§ **TASK**:
Set down the data below without change, skipping the pictures it holds.

== GIVEN INFORMATION ==

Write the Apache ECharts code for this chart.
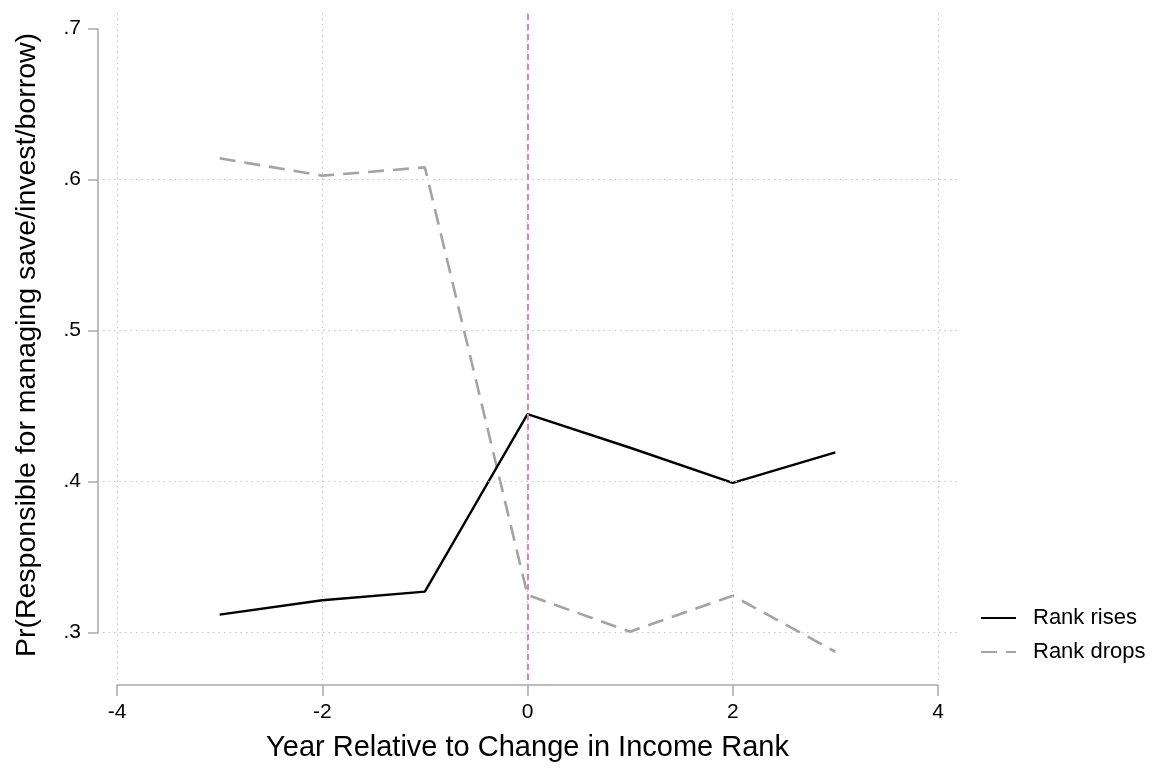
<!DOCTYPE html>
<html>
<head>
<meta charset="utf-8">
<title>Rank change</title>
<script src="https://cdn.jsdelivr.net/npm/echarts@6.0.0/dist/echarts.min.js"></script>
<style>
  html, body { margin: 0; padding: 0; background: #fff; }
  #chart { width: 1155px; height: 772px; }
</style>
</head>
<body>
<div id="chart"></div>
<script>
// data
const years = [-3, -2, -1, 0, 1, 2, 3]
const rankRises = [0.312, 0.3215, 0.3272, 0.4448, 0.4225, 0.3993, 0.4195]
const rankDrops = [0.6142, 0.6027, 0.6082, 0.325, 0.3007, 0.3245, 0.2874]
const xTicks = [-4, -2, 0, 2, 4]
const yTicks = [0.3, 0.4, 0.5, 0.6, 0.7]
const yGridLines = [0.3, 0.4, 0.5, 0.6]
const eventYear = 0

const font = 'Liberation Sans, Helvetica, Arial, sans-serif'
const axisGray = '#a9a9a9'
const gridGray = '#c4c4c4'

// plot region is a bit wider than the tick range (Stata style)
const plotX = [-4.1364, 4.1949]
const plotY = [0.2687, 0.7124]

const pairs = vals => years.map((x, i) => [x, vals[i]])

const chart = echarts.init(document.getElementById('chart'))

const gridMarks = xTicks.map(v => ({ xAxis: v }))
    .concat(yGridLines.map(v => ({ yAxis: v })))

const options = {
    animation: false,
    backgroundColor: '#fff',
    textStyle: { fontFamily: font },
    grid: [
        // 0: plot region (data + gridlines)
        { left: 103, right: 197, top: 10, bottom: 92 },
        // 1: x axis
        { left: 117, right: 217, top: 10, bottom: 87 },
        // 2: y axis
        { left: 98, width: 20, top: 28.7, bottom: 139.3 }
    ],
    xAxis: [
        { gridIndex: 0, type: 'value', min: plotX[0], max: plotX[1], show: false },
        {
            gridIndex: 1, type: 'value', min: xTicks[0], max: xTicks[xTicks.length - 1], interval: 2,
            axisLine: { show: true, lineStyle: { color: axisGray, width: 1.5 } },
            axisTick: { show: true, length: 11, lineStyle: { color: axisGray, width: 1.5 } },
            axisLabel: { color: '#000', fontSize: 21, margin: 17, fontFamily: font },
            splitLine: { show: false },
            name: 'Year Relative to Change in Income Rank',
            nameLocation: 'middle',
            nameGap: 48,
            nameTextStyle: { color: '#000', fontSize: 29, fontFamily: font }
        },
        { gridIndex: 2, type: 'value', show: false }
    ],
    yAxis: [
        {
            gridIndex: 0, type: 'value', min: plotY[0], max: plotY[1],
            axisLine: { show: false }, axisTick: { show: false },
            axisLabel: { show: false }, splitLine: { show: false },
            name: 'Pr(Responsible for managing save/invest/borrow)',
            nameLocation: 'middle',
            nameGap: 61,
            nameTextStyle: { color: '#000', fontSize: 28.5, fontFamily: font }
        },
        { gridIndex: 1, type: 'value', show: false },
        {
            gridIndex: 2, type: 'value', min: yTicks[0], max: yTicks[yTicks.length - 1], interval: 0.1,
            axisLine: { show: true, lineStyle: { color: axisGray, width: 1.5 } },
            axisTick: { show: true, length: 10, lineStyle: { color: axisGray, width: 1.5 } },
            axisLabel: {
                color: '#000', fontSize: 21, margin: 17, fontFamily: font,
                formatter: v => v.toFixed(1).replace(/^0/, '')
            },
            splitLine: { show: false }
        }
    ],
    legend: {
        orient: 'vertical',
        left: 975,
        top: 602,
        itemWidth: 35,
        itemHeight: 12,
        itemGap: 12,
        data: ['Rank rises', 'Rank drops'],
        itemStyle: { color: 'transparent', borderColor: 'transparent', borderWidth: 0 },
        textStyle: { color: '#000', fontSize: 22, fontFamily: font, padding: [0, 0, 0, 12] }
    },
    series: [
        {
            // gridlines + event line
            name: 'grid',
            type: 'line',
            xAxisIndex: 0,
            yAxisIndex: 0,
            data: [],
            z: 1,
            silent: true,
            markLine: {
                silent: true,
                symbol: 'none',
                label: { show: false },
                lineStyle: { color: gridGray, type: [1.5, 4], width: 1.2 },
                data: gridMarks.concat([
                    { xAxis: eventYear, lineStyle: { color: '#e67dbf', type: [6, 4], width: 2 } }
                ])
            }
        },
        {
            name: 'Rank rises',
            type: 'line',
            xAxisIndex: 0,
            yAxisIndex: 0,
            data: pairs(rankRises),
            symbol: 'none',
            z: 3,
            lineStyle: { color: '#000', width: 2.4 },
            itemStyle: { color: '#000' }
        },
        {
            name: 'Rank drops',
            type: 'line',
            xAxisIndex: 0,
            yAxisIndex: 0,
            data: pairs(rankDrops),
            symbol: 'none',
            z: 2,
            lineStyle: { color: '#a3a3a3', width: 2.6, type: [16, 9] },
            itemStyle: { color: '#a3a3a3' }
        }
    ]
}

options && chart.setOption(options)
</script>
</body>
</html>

===

§ **COMPLETED TASK**:
Write the Apache ECharts code for this chart.
<!DOCTYPE html>
<html>
<head>
<meta charset="utf-8">
<title>Rank change</title>
<script src="https://cdn.jsdelivr.net/npm/echarts@6.0.0/dist/echarts.min.js"></script>
<style>
  html, body { margin: 0; padding: 0; background: #fff; }
  #chart { width: 1155px; height: 772px; }
</style>
</head>
<body>
<div id="chart"></div>
<script>
// data
const years = [-3, -2, -1, 0, 1, 2, 3]
const rankRises = [0.312, 0.3215, 0.3272, 0.4448, 0.4225, 0.3993, 0.4195]
const rankDrops = [0.6142, 0.6027, 0.6082, 0.325, 0.3007, 0.3245, 0.2874]
const xTicks = [-4, -2, 0, 2, 4]
const yTicks = [0.3, 0.4, 0.5, 0.6, 0.7]
const yGridLines = [0.3, 0.4, 0.5, 0.6]
const eventYear = 0

const font = 'Liberation Sans, Helvetica, Arial, sans-serif'
const axisGray = '#a9a9a9'
const gridGray = '#c4c4c4'

// plot region is a bit wider than the tick range (Stata style)
const plotX = [-4.1364, 4.1949]
const plotY = [0.2687, 0.7124]

const pairs = vals => years.map((x, i) => [x, vals[i]])

const chart = echarts.init(document.getElementById('chart'))

const gridMarks = xTicks.map(v => ({ xAxis: v }))
    .concat(yGridLines.map(v => ({ yAxis: v })))

const options = {
    animation: false,
    backgroundColor: '#fff',
    textStyle: { fontFamily: font },
    grid: [
        // 0: plot region (data + gridlines)
        { left: 103, right: 197, top: 10, bottom: 92 },
        // 1: x axis
        { left: 117, right: 217, top: 10, bottom: 87 },
        // 2: y axis
        { left: 98, width: 20, top: 28.7, bottom: 139.3 }
    ],
    xAxis: [
        { gridIndex: 0, type: 'value', min: plotX[0], max: plotX[1], show: false },
        {
            gridIndex: 1, type: 'value', min: xTicks[0], max: xTicks[xTicks.length - 1], interval: 2,
            axisLine: { show: true, lineStyle: { color: axisGray, width: 1.5 } },
            axisTick: { show: true, length: 11, lineStyle: { color: axisGray, width: 1.5 } },
            axisLabel: { color: '#000', fontSize: 21, margin: 17, fontFamily: font },
            splitLine: { show: false },
            name: 'Year Relative to Change in Income Rank',
            nameLocation: 'middle',
            nameGap: 48,
            nameTextStyle: { color: '#000', fontSize: 29, fontFamily: font }
        },
        { gridIndex: 2, type: 'value', show: false }
    ],
    yAxis: [
        {
            gridIndex: 0, type: 'value', min: plotY[0], max: plotY[1],
            axisLine: { show: false }, axisTick: { show: false },
            axisLabel: { show: false }, splitLine: { show: false },
            name: 'Pr(Responsible for managing save/invest/borrow)',
            nameLocation: 'middle',
            nameGap: 61,
            nameTextStyle: { color: '#000', fontSize: 28.5, fontFamily: font }
        },
        { gridIndex: 1, type: 'value', show: false },
        {
            gridIndex: 2, type: 'value', min: yTicks[0], max: yTicks[yTicks.length - 1], interval: 0.1,
            axisLine: { show: true, lineStyle: { color: axisGray, width: 1.5 } },
            axisTick: { show: true, length: 10, lineStyle: { color: axisGray, width: 1.5 } },
            axisLabel: {
                color: '#000', fontSize: 21, margin: 17, fontFamily: font,
                formatter: v => v.toFixed(1).replace(/^0/, '')
            },
            splitLine: { show: false }
        }
    ],
    legend: {
        orient: 'vertical',
        left: 975,
        top: 602,
        itemWidth: 35,
        itemHeight: 12,
        itemGap: 12,
        data: ['Rank rises', 'Rank drops'],
        itemStyle: { color: 'transparent', borderColor: 'transparent', borderWidth: 0 },
        textStyle: { color: '#000', fontSize: 22, fontFamily: font, padding: [0, 0, 0, 12] }
    },
    series: [
        {
            // gridlines + event line
            name: 'grid',
            type: 'line',
            xAxisIndex: 0,
            yAxisIndex: 0,
            data: [],
            z: 1,
            silent: true,
            markLine: {
                silent: true,
                symbol: 'none',
                label: { show: false },
                lineStyle: { color: gridGray, type: [1.5, 4], width: 1.2 },
                data: gridMarks.concat([
                    { xAxis: eventYear, lineStyle: { color: '#e67dbf', type: [6, 4], width: 2 } }
                ])
            }
        },
        {
            name: 'Rank rises',
            type: 'line',
            xAxisIndex: 0,
            yAxisIndex: 0,
            data: pairs(rankRises),
            symbol: 'none',
            z: 3,
            lineStyle: { color: '#000', width: 2.4 },
            itemStyle: { color: '#000' }
        },
        {
            name: 'Rank drops',
            type: 'line',
            xAxisIndex: 0,
            yAxisIndex: 0,
            data: pairs(rankDrops),
            symbol: 'none',
            z: 2,
            lineStyle: { color: '#a3a3a3', width: 2.6, type: [16, 9] },
            itemStyle: { color: '#a3a3a3' }
        }
    ]
}

options && chart.setOption(options)
</script>
</body>
</html>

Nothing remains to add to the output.